A well-structured combination of articles, a newsletter, a podcast, downloadable resources, and a small learning community may already provide more long-term value than a standalone product operating in isolation.

The key is intentional connection between the pieces.

Smaller brands are also often more agile. They can adapt faster, communicate more personally, and experiment with new formats without the complexity larger organisations face. This flexibility allows niche ecosystems to evolve naturally alongside their audience rather than feeling heavily manufactured.

In many ways, the future may favour smaller, more focused ecosystems over large but fragmented brands.

As audiences become increasingly selective about where they spend attention, depth of connection is becoming more valuable than sheer visibility.

Conclusion — The Future Belongs to Connected Brands

The era of the standalone product is not completely over, but it is becoming far less effective as a long-term growth strategy.

Modern audiences no longer interact with brands in isolated moments. They move through networks of content, conversations, learning experiences, communities, and platforms that shape how trust develops over time. Increasingly, people are looking for continuity rather than one-time transactions.

This is why ecosystem thinking is becoming such an important shift for creators, educators, businesses, and modern brands.

The strongest brands today are not simply producing more content or launching more products. They are creating connected environments that people can return to repeatedly. Environments that feel coherent, useful, human, and aligned around a clear central philosophy.

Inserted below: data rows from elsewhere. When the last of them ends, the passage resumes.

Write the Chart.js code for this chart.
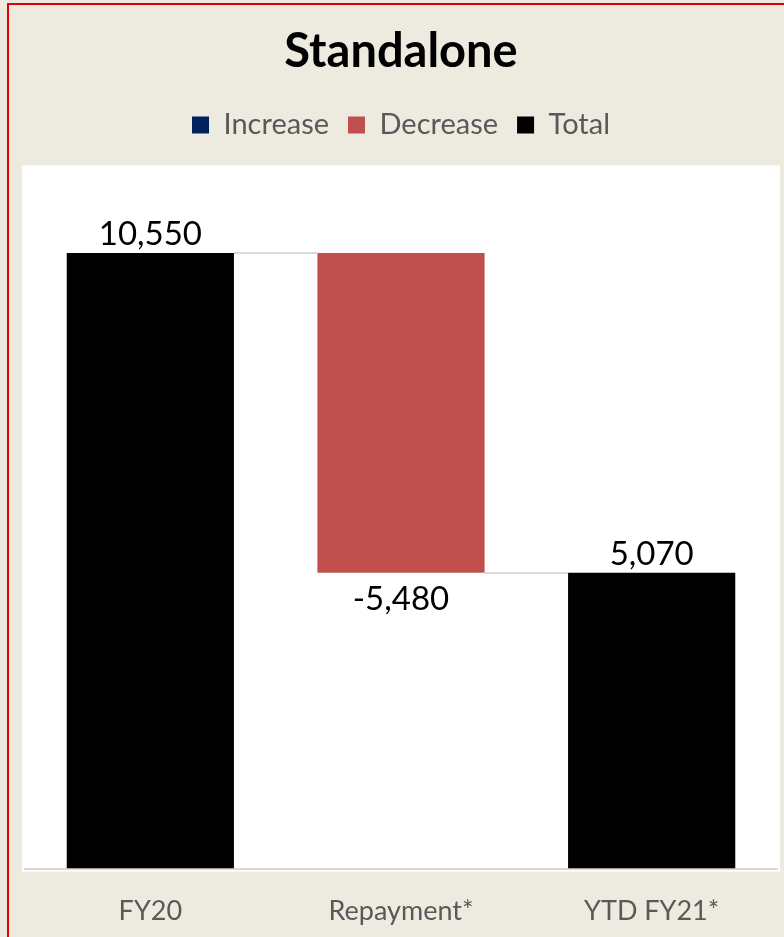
<!DOCTYPE html>
<html>
<head>
<meta charset="utf-8">
<script src="https://cdn.jsdelivr.net/npm/chart.js@4.4.0/dist/chart.umd.min.js"></script>
<style>
  html, body { margin: 0; padding: 0; background: #EDEADF; width: 784px; height: 937px; overflow: hidden; }
  #frame { position: absolute; left: 7px; top: 3px; width: 800px; height: 960px; border-left: 2px solid #e00000; border-top: 2px solid #e00000; pointer-events: none; box-sizing: border-box; }
  #wrap { position: absolute; left: 0; top: 0; width: 784px; height: 937px; }
  canvas { display: block; }
</style>
</head>
<body>
<div id="wrap"><canvas id="c" width="784" height="937"></canvas></div>
<div id="frame"></div>
<script>
// ---- data ----
const categories = ['FY20', 'Repayment*', 'YTD FY21*'];
const values = [10550, -5480, 5070];
const barTypes = ['total', 'decrease', 'total'];
const seriesNames = ['Increase', 'Decrease', 'Total'];
const seriesColors = ['#002060', '#C0504D', '#000000'];
const yMin = 0;
const yMax = 12000;

// build floating ranges for the waterfall
let running = 0;
const increaseData = [], decreaseData = [], totalData = [], endLevels = [];
categories.forEach((c, i) => {
  const v = values[i];
  const t = barTypes[i];
  if (t === 'total') {
    running = v;
    totalData.push([0, v]); increaseData.push(null); decreaseData.push(null);
  } else if (t === 'decrease') {
    decreaseData.push([running + v, running]); increaseData.push(null); totalData.push(null);
    running += v;
  } else {
    increaseData.push([running, running + v]); decreaseData.push(null); totalData.push(null);
    running += v;
  }
  endLevels.push(running);
});

const FONT = 'Lato, "Open Sans", sans-serif';

const whiteArea = {
  id: 'whiteArea',
  beforeDraw(chart) {
    const { ctx, chartArea: a } = chart;
    ctx.save();
    ctx.fillStyle = '#ffffff';
    ctx.fillRect(a.left - 3, a.top - 3, a.right - a.left + 6, a.bottom - a.top + 6);
    ctx.restore();
  }
};

const connectors = {
  id: 'connectors',
  afterDatasetsDraw(chart) {
    const { ctx } = chart;
    const y = chart.scales.y;
    const x = chart.scales.x;
    const metaTotal = chart.getDatasetMeta(2);
    const bw = metaTotal.data.find(e => e && e.width)?.width || 0;
    ctx.save();
    ctx.strokeStyle = '#d9d9d9';
    ctx.lineWidth = 2;
    for (let i = 0; i < categories.length - 1; i++) {
      const yy = Math.round(y.getPixelForValue(endLevels[i])) ;
      const x1 = x.getPixelForValue(i) + bw / 2;
      const x2 = x.getPixelForValue(i + 1) - bw / 2;
      ctx.beginPath();
      ctx.moveTo(x1, yy);
      ctx.lineTo(x2, yy);
      ctx.stroke();
    }
    ctx.restore();
  }
};

const valueLabels = {
  id: 'valueLabels',
  afterDatasetsDraw(chart) {
    const { ctx } = chart;
    const y = chart.scales.y;
    const x = chart.scales.x;
    ctx.save();
    ctx.font = '33px ' + FONT;
    ctx.fillStyle = '#000000';
    ctx.textAlign = 'center';
    categories.forEach((c, i) => {
      const v = values[i];
      const txt = v.toLocaleString('en-US');
      const cx = x.getPixelForValue(i);
      if (barTypes[i] === 'total' || barTypes[i] === 'increase') {
        const top = y.getPixelForValue(endLevels[i]);
        ctx.textBaseline = 'bottom';
        ctx.fillText(txt, cx, top - 2);
      } else {
        const bottom = y.getPixelForValue(endLevels[i]);
        ctx.textBaseline = 'top';
        ctx.fillText(txt, cx, bottom + 10);
      }
    });
    ctx.restore();
  }
};

const chart = new Chart(document.getElementById('c'), {
  type: 'bar',
  data: {
    labels: categories,
    datasets: [
      { label: seriesNames[0], data: increaseData, backgroundColor: seriesColors[0], grouped: false },
      { label: seriesNames[1], data: decreaseData, backgroundColor: seriesColors[1], grouped: false },
      { label: seriesNames[2], data: totalData, backgroundColor: seriesColors[2], grouped: false }
    ]
  },
  options: {
    responsive: false,
    animation: false,
    barPercentage: 0.667,
    categoryPercentage: 1,
    layout: { padding: { left: 25, right: 7, top: 0, bottom: -16 } },
    plugins: {
      title: {
        display: true,
        text: 'Standalone',
        color: '#000000',
        font: { family: FONT, size: 47, weight: 'bold' },
        padding: { top: 24, bottom: 11 }
      },
      legend: {
        display: true,
        labels: {
          color: '#595959',
          font: { family: FONT, size: 29 },
          boxWidth: 17,
          boxHeight: 17,
          padding: 19
        }
      },
      tooltip: { enabled: false }
    },
    scales: {
      x: {
        grid: { display: false, drawTicks: false },
        border: { display: true, color: '#d9d9d9', width: 2 },
        ticks: { color: '#595959', font: { family: FONT, size: 27 }, padding: 26 }
      },
      y: {
        display: false,
        min: yMin,
        max: yMax
      }
    }
  },
  plugins: [whiteArea, connectors, valueLabels]
});

// extra space between legend and plot area
const origFit = chart.legend.fit;
chart.legend.fit = function () { origFit.call(this); this.height += 19; };
chart.update();
</script>
</body>
</html>
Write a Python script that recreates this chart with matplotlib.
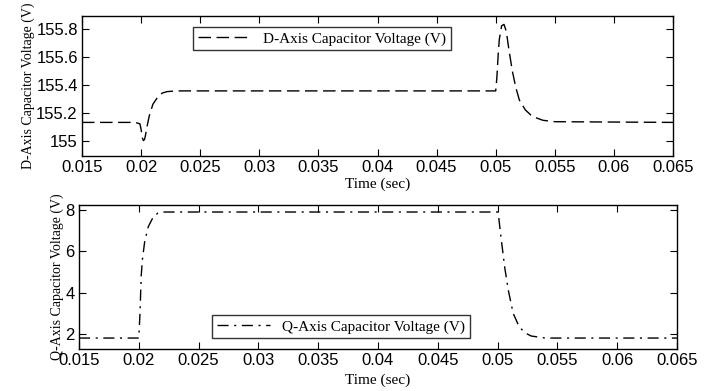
import matplotlib.pyplot as plt

# D-axis capacitor voltage
t_d = [0.015, 0.0195, 0.0199, 0.0200, 0.0201, 0.0202, 0.0203, 0.0204, 0.0205,
       0.0207, 0.0210, 0.0214, 0.0218, 0.0222, 0.0230, 0.0350, 0.0500, 0.0501,
       0.0502, 0.0503, 0.0505, 0.0507, 0.0509, 0.0511, 0.0514, 0.0517, 0.0520,
       0.0525, 0.0530, 0.0535, 0.0540, 0.0550, 0.0650]
v_d = [155.13, 155.13, 155.12, 155.08, 155.02, 155.0, 155.01, 155.05, 155.10,
       155.18, 155.26, 155.31, 155.34, 155.35, 155.355, 155.355, 155.355, 155.45,
       155.60, 155.72, 155.82, 155.83, 155.78, 155.66, 155.50, 155.38, 155.29,
       155.22, 155.18, 155.16, 155.145, 155.135, 155.13]

# Q-axis capacitor voltage
t_q = [0.015, 0.0200, 0.0201, 0.0202, 0.0203, 0.0205, 0.0208, 0.0212, 0.0216,
       0.0220, 0.0350, 0.0500, 0.0501, 0.0503, 0.0506, 0.0509, 0.0513, 0.0518,
       0.0523, 0.0528, 0.0535, 0.0540, 0.0650]
v_q = [1.8, 1.8, 3.0, 4.8, 5.6, 6.5, 7.2, 7.65, 7.85,
       7.9, 7.9, 7.9, 7.6, 6.6, 5.2, 4.1, 3.0, 2.35,
       2.05, 1.9, 1.84, 1.8, 1.8]

xticks = [0.015, 0.02, 0.025, 0.03, 0.035, 0.04, 0.045, 0.05, 0.055, 0.06, 0.065]
xlabels = ["0.015", "0.02", "0.025", "0.03", "0.035", "0.04", "0.045", "0.05", "0.055", "0.06", "0.065"]

serif = "Liberation Serif"
sans = "Liberation Sans"

fig = plt.figure(figsize=(7.1, 3.91), dpi=100)
ax1 = fig.add_axes([82 / 710, 1 - 156 / 391, 591 / 710, 140 / 391])
ax2 = fig.add_axes([79 / 710, 1 - 349 / 391, 598 / 710, 144 / 391])

ax1.plot(t_d, v_d, color="black", lw=1.0, dashes=(9, 4), label="D-Axis Capacitor Voltage (V)")
ax1.set_xlim(0.015, 0.065)
ax1.set_ylim(154.89, 155.89)
ax1.set_yticks([155, 155.2, 155.4, 155.6, 155.8])
ax1.set_yticklabels(["155", "155.2", "155.4", "155.6", "155.8"])
ax1.set_ylabel("D-Axis Capacitor Voltage (V)", family=serif, fontsize=10, labelpad=1)
ax1.legend(loc="upper left", bbox_to_anchor=(0.175, 0.975), frameon=True, fancybox=False,
           edgecolor="black", prop={"family": serif, "size": 11}, handlelength=3.5,
           borderpad=0.3)

ax2.plot(t_q, v_q, color="black", lw=1.0, dashes=(8, 4, 1.5, 4), label="Q-Axis Capacitor Voltage (V)")
ax2.set_xlim(0.015, 0.065)
ax2.set_ylim(1.27, 8.24)
ax2.set_yticks([2, 4, 6, 8])
ax2.set_ylabel("Q-Axis Capacitor Voltage (V)", family=serif, fontsize=10, labelpad=1)
ax2.legend(loc="lower left", bbox_to_anchor=(0.21, 0.02), frameon=True, fancybox=False,
           edgecolor="black", prop={"family": serif, "size": 11}, handlelength=3.5,
           borderpad=0.3)

for ax, lp in ((ax1, 2), (ax2, 4)):
    ax.set_xticks(xticks)
    ax.set_xticklabels(xlabels)
    ax.set_xlabel("Time (sec)", family=serif, fontsize=11, labelpad=lp)
    ax.tick_params(direction="in", top=True, right=True, length=5, labelsize=12, pad=3)
    for lab in ax.get_xticklabels() + ax.get_yticklabels():
        lab.set_family(sans)
    for s in ax.spines.values():
        s.set_linewidth(1.0)

fig.savefig("out.png", dpi=100)
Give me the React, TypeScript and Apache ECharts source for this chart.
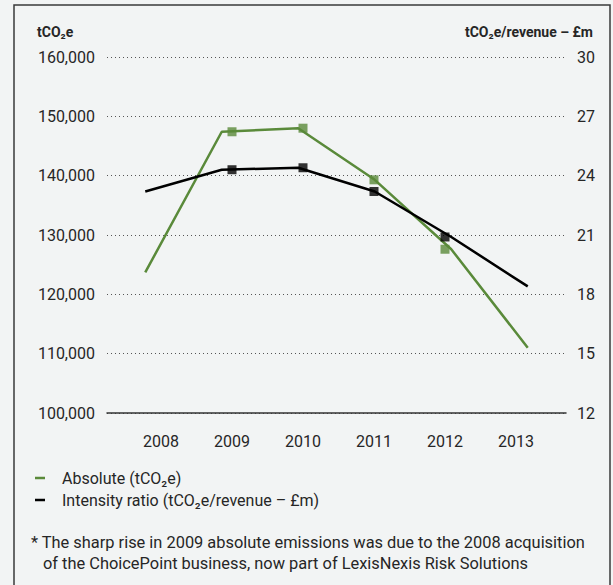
import React, { useEffect, useRef } from "react";
import * as echarts from "echarts";

const years = ["2008", "2009", "2010", "2011", "2012", "2013"];
const absolute = [123700, 147400, 148000, 139300, 127600, 111000];
const intensity = [23.2, 24.3, 24.4, 23.2, 20.9, 18.4];
const leftAxis = { min: 100000, max: 160000, interval: 10000 };
const rightAxis = { min: 12, max: 30, interval: 3 };
const seriesNames = ["Absolute (tCO₂e)", "Intensity ratio (tCO₂e/revenue – £m)"];
const axisTitles = ["tCO₂e", "tCO₂e/revenue – £m"];
const footnote = [
  "* The sharp rise in 2009 absolute emissions was due to the 2008 acquisition",
  "of the ChoicePoint business, now part of LexisNexis Risk Solutions",
];

const GREEN = "#5a8a3a";
const BLACK = "#000000";
const TEXT = "#262626";
const FONT = "Roboto, 'Noto Sans', sans-serif";

export default function App() {
  const ref = useRef<HTMLDivElement>(null);
  useEffect(() => {
    if (!ref.current) return;
    const chart = echarts.init(ref.current, undefined, { renderer: "svg" });
    const markerData = (arr: number[]) =>
      arr.map((v, i) => (i === 0 || i === arr.length - 1 ? "-" : v));
    chart.setOption({
      animation: false,
      backgroundColor: "#f2f4f4",
      textStyle: { fontFamily: FONT },
      grid: [
        { left: 107, right: 47, top: 57, bottom: 172 },
        { left: 125.5, right: 61.5, top: 57, bottom: 172 },
      ],
      xAxis: [
        {
          type: "category",
          gridIndex: 0,
          data: years,
          boundaryGap: true,
          axisLine: { show: true, lineStyle: { color: "#333", width: 1.5 } },
          axisTick: { show: false },
          axisLabel: { show: false },
          splitLine: { show: false },
        },
        {
          type: "category",
          gridIndex: 1,
          data: years,
          boundaryGap: true,
          axisLine: { show: false },
          axisTick: { show: false },
          axisLabel: { fontSize: 16, color: TEXT, margin: 20, fontFamily: FONT },
          splitLine: { show: false },
        },
      ],
      yAxis: [
        {
          type: "value",
          gridIndex: 0,
          position: "left",
          ...leftAxis,
          axisLine: { show: false },
          axisTick: { show: false },
          axisLabel: {
            fontSize: 16,
            color: TEXT,
            margin: 12,
            fontFamily: FONT,
            formatter: (v: number) => v.toLocaleString("en-US"),
          },
          splitLine: { show: true, lineStyle: { color: "#555", type: [1, 3], width: 1 } },
        },
        {
          type: "value",
          gridIndex: 0,
          position: "right",
          ...rightAxis,
          axisLine: { show: false },
          axisTick: { show: false },
          axisLabel: { fontSize: 16, color: TEXT, margin: 11, fontFamily: FONT },
          splitLine: { show: false },
        },
        { type: "value", gridIndex: 1, ...leftAxis, show: false },
        { type: "value", gridIndex: 1, ...rightAxis, show: false },
      ],
      legend: {
        orient: "vertical",
        left: 30,
        top: 465,
        icon: "rect",
        itemWidth: 10,
        itemHeight: 2.5,
        itemGap: 6,
        textStyle: { fontSize: 16, color: TEXT, fontFamily: FONT, padding: [0, 0, 0, 12] },
        data: seriesNames,
      },
      series: [
        {
          type: "line",
          name: seriesNames[0],
          xAxisIndex: 0,
          yAxisIndex: 0,
          data: absolute,
          color: GREEN,
          symbol: "none",
          lineStyle: { color: GREEN, width: 2.5 },
          z: 2,
        },
        {
          type: "line",
          name: seriesNames[1],
          xAxisIndex: 0,
          yAxisIndex: 1,
          data: intensity,
          color: BLACK,
          symbol: "none",
          lineStyle: { color: BLACK, width: 2.5 },
          z: 3,
        },
        {
          type: "scatter",
          name: seriesNames[0],
          xAxisIndex: 1,
          yAxisIndex: 2,
          data: markerData(absolute),
          symbol: "rect",
          symbolSize: 9,
          itemStyle: { color: GREEN },
          z: 4,
        },
        {
          type: "scatter",
          name: seriesNames[1],
          xAxisIndex: 1,
          yAxisIndex: 3,
          data: markerData(intensity),
          symbol: "rect",
          symbolSize: 9,
          itemStyle: { color: BLACK },
          z: 5,
        },
      ],
      graphic: [
        {
          type: "rect",
          shape: { x: 14, y: 5, width: 596, height: 600 },
          style: { fill: "none", stroke: "#3a3a3a", lineWidth: 1.5 },
          silent: true,
        },
        {
          type: "text",
          left: 37,
          top: 25,
          style: { text: axisTitles[0], font: `bold 14px ${FONT}`, fill: TEXT },
        },
        {
          type: "text",
          right: 20,
          top: 25,
          style: { text: axisTitles[1], font: `bold 14px ${FONT}`, fill: TEXT, textAlign: "right" },
        },
        {
          type: "text",
          left: 31,
          top: 534,
          style: { text: footnote[0], font: `16.4px ${FONT}`, fill: TEXT },
        },
        {
          type: "text",
          left: 43,
          top: 555,
          style: { text: footnote[1], font: `16.4px ${FONT}`, fill: TEXT },
        },
      ],
    });
    return () => chart.dispose();
  }, []);
  return (
    <div
      ref={ref}
      style={{ position: "fixed", left: 0, top: 0, width: 613, height: 585, background: "#f2f4f4" }}
    />
  );
}
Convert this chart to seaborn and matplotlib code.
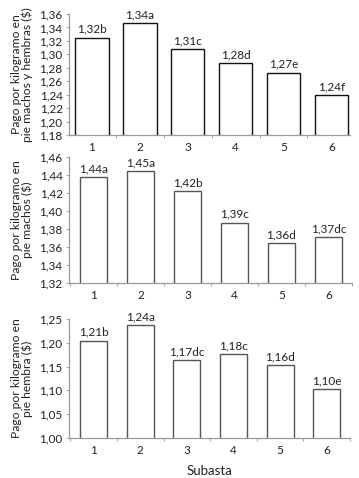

That does not require celebrity-level reach or massive infrastructure. Even smaller brands can build meaningful ecosystems when the experience feels intentional and connected.

As explored throughout this article and in the broader ecosystem brand strategy guide, the future increasingly belongs to brands capable of creating depth rather than noise.

The question for modern businesses is no longer simply, “What product are we selling?”

A far more important question is emerging instead:

“What kind of experience are we building around this idea?”